Todavia, quando deixamos de olhar pelo microscópio da história e passamos a observar pela luneta histórica, rapidamente percebemos indícios do enorme fracasso em que se constituíram as extraordinárias oportunidades que o protestantismo recebeu em seus primórdios, ao desembarcar, em meados do século XIX, neste país-continente da América do Sul.[1]

A proposta deste artigo é demonstrar a oportunidade recebida e o seu fracasso em utilizá-la em todas as suas possibilidades. Fracassar não é simplesmente deixar de fazer, mas não aproveitar plenamente as oportunidades disponíveis. O apóstolo Paulo, em outro contexto, faz uma declaração que pode ilustrar o que estou tentando expressar: “devemos remir o tempo”. Essa expressão idiomática grega implica aproveitar cada oportunidade que esteja sendo oferecida, em todo o seu potencial. Quando isso não ocorre, há desperdício de tempo e, consequentemente, fracasso em alcançar o objetivo proposto.

No caso paulino, tratava-se de não perder oportunidades de comunicar a mensagem da salvação por meio de Cristo Jesus; no caso deste artigo, trata-se da falta de aproveitamento da oportunidade de estabelecer um ensino de qualidade e excelência, capaz de permear as mentes de gerações de jovens contra ideologias nefastas[2] que viriam a invadir o ensino público e produzir gerações acríticas e facilmente induzidas a toda sorte de vícios e práticas destrutivas, prejudicando uma sociedade que deveria prezar por moral elevada, respeito e honestidade.

Percepção Correta dos Reformadores Sobre a Relevância da Educação  

Uma das primeiras ações dos reformadores do século XVI foi investir tempo, recursos e os melhores elementos humanos na educação de seus membros, principalmente no que tange à formação das crianças e jovens. Abaixo uma suscinta representatividade destas ações por parte de te dois reformadores – Lutero e Calvino e de um dos maiores educadores do século.... Comenius.

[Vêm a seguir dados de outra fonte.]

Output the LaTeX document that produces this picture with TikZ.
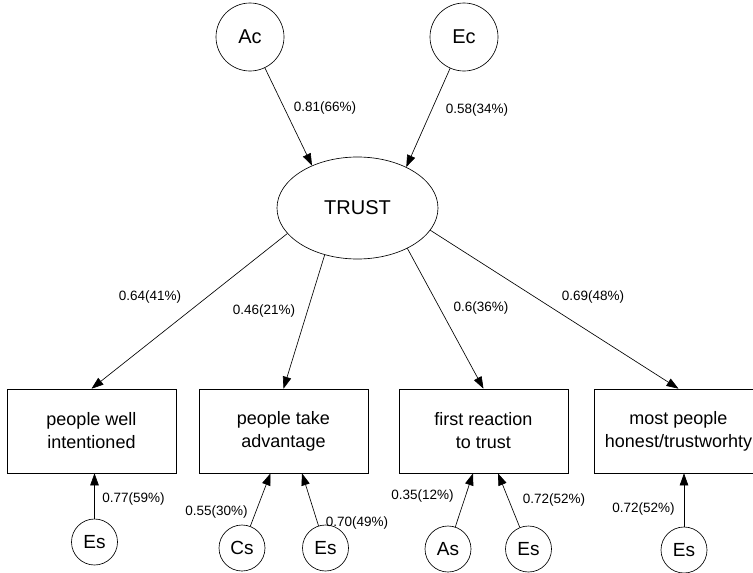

Martinho Lutero (1483–1546)

A percepção de Lutero sobre a educação foi decisiva para a superação do modelo elitista medieval: para ele, a instrução deveria ser acessível a todos — não apenas ao clero e à elite governante — a fim de que cada pessoa pudesse ler as Escrituras por si mesma e participar conscientemente da vida cristã e social. Defendendo que “o diabo não quer escolas”, ele via a educação como instrumento de formação espiritual genuína, incentivando a leitura da Bíblia, do catecismo e dos cânticos, estabelecendo assim o princípio da alfabetização universal. Lutero também atribuiu ao governo civil a responsabilidade de manter escolas como serviço público, criando as bases do ensino gratuito e obrigatório, incluindo meninas, então excluídas da instrução formal. Tal visão resultou em avanços significativos: maior alfabetização entre camponeses, o surgimento de um modelo educacional voltado à formação moral e cidadã e a consolidação de uma educação ampla — envolvendo línguas, música e ciências — que servisse à sociedade como um todo.

João Calvino (1509–1564)

A percepção educacional de João Calvino, principal representante da segunda geração da Reforma, levou-o a investir na formação integral de pastores, líderes civis e cidadãos capazes de compreender as Escrituras, administrar a sociedade com discernimento e estruturar famílias coerentes com os princípios de uma fé solidamente bíblica. Para ele, conhecimento e piedade se complementam como expressões da verdade de Deus, razão pela qual fundou o Collège de Genève — núcleo da futura e influente Universidade protestante de Genebra — e promoveu uma formação abrangente que incluía latim, lógica, retórica, teologia, direito e matemática. Calvino entendia que a educação molda o caráter e prepara para todas as vocações presentes na sociedade, não apenas para o ministério pastoral, incentivando a leitura, a disciplina intelectual e a difusão de livros, sendo ele mesmo um escritor prolífico. Seu modelo educacional tornou-se referência para escolas reformadas na Europa e posteriormente na América, fortalecendo uma teologia bíblica séria, instituições acadêmicas consistentes e a formação de líderes tanto eclesiásticos quanto civis, influenciando profundamente a ética, a política e a cultura do mundo ocidental.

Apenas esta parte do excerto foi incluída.